* PROVIDED DATA:

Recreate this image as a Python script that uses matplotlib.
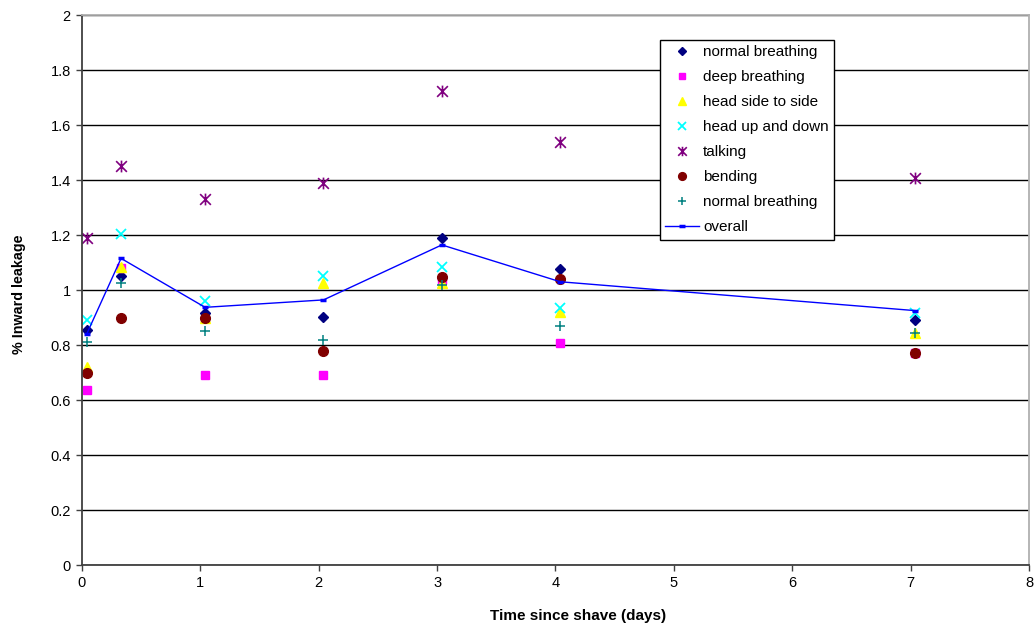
import matplotlib
matplotlib.use("Agg")
import matplotlib.pyplot as plt
from matplotlib.path import Path

plt.rcParams['font.family'] = ['Liberation Sans', 'DejaVu Sans']

# days since shave
days = [0.04, 0.33, 1.04, 2.04, 3.04, 4.04, 7.04]

normal_breathing = [0.855, 1.05, 0.915, 0.903, 1.19, 1.076, 0.89]
deep_breathing = [0.636, 1.08, 0.69, 0.69, 1.036, 0.808, 0.772]
head_side = [0.72, 1.085, 0.90, 1.027, 1.024, 0.921, 0.845]
head_updown = [0.89, 1.204, 0.96, 1.051, 1.085, 0.936, 0.915]
talking = [1.19, 1.45, 1.33, 1.388, 1.724, 1.538, 1.406]
bending = [0.70, 0.90, 0.90, 0.78, 1.048, 1.04, 0.77]
normal_breathing2 = [0.81, 1.027, 0.852, 0.82, 1.02, 0.869, 0.845]
overall = [0.84, 1.115, 0.937, 0.964, 1.164, 1.03, 0.925]

# Excel-style star: an x with a vertical bar
star = Path([(-1, -1), (1, 1), (-1, 1), (1, -1), (0, -1.1), (0, 1.1)],
            [Path.MOVETO, Path.LINETO, Path.MOVETO, Path.LINETO, Path.MOVETO, Path.LINETO])

fig = plt.figure(figsize=(10.35, 6.28), dpi=100)
ax = fig.add_axes([0.0792, 0.1003, 0.9150, 0.8758])

ax.plot(days, normal_breathing, 'D', color='#000080', ms=5.3, ls='none', label='normal breathing')
ax.plot(days, deep_breathing, 's', color='#FF00FF', ms=6, ls='none', label='deep breathing')
ax.plot(days, head_side, '^', color='#FFFF00', ms=7, ls='none', label='head side to side')
ax.plot(days, head_updown, 'x', color='#00FFFF', ms=7, mew=1.3, ls='none', label='head up and down')
ax.plot(days, talking, marker=star, color='#800080', ms=8.5, mew=1.2, ls='none', label='talking')
ax.plot(days, bending, 'o', color='#800000', ms=7, ls='none', label='bending')
ax.plot(days, normal_breathing2, '+', color='#008080', ms=7.5, mew=1.1, ls='none', label='normal breathing')
ax.plot(days, overall, '-', color='#0000FF', lw=1, marker='_', ms=5, mew=2.5, label='overall')

ax.set_xlim(0, 8)
ax.set_ylim(0, 2)
ax.set_xticks(range(0, 9))
ax.set_yticks([0, 0.2, 0.4, 0.6, 0.8, 1, 1.2, 1.4, 1.6, 1.8, 2])
ax.set_yticklabels(['0', '0.2', '0.4', '0.6', '0.8', '1', '1.2', '1.4', '1.6', '1.8', '2'])
ax.yaxis.grid(True, color='black', lw=1)
ax.set_axisbelow(True)

for side in ['top', 'right']:
    ax.spines[side].set_color('#b0b0b0')
    ax.spines[side].set_linewidth(1.3)
for side in ['left', 'bottom']:
    ax.spines[side].set_color('#404040')
    ax.spines[side].set_linewidth(1.3)
ax.tick_params(axis='both', direction='out', length=4, width=1, color='#404040', labelsize=10.5, pad=4)

ax.set_xlabel('Time since shave (days)', fontsize=11, fontweight='bold')
ax.xaxis.set_label_coords(0.524, -0.080)
ax.set_ylabel('% Inward leakage', fontsize=10.3, fontweight='bold')
ax.yaxis.set_label_coords(-0.059, 0.493)

leg = ax.legend(loc='upper left', bbox_to_anchor=(0.610, 0.9545), borderaxespad=0,
                fontsize=11, frameon=True, fancybox=False, framealpha=1,
                edgecolor='black', labelspacing=0.72, handlelength=2.2,
                handletextpad=0.3, borderpad=0.35, markerscale=0.8)
leg.get_frame().set_linewidth(1)

plt.savefig('out.png', dpi=100)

* EXERCISE AIM:
Give again, word for word, every line from the top of the data above to the line holding "ax = fig.add_axes([0.0792, 0.1003, 0.9150, 0.8758])", inclusive, with the pictures left out.

* WRITTEN ANSWER:
Recreate this image as a Python script that uses matplotlib.
import matplotlib
matplotlib.use("Agg")
import matplotlib.pyplot as plt
from matplotlib.path import Path

plt.rcParams['font.family'] = ['Liberation Sans', 'DejaVu Sans']

# days since shave
days = [0.04, 0.33, 1.04, 2.04, 3.04, 4.04, 7.04]

normal_breathing = [0.855, 1.05, 0.915, 0.903, 1.19, 1.076, 0.89]
deep_breathing = [0.636, 1.08, 0.69, 0.69, 1.036, 0.808, 0.772]
head_side = [0.72, 1.085, 0.90, 1.027, 1.024, 0.921, 0.845]
head_updown = [0.89, 1.204, 0.96, 1.051, 1.085, 0.936, 0.915]
talking = [1.19, 1.45, 1.33, 1.388, 1.724, 1.538, 1.406]
bending = [0.70, 0.90, 0.90, 0.78, 1.048, 1.04, 0.77]
normal_breathing2 = [0.81, 1.027, 0.852, 0.82, 1.02, 0.869, 0.845]
overall = [0.84, 1.115, 0.937, 0.964, 1.164, 1.03, 0.925]

# Excel-style star: an x with a vertical bar
star = Path([(-1, -1), (1, 1), (-1, 1), (1, -1), (0, -1.1), (0, 1.1)],
            [Path.MOVETO, Path.LINETO, Path.MOVETO, Path.LINETO, Path.MOVETO, Path.LINETO])

fig = plt.figure(figsize=(10.35, 6.28), dpi=100)
ax = fig.add_axes([0.0792, 0.1003, 0.9150, 0.8758])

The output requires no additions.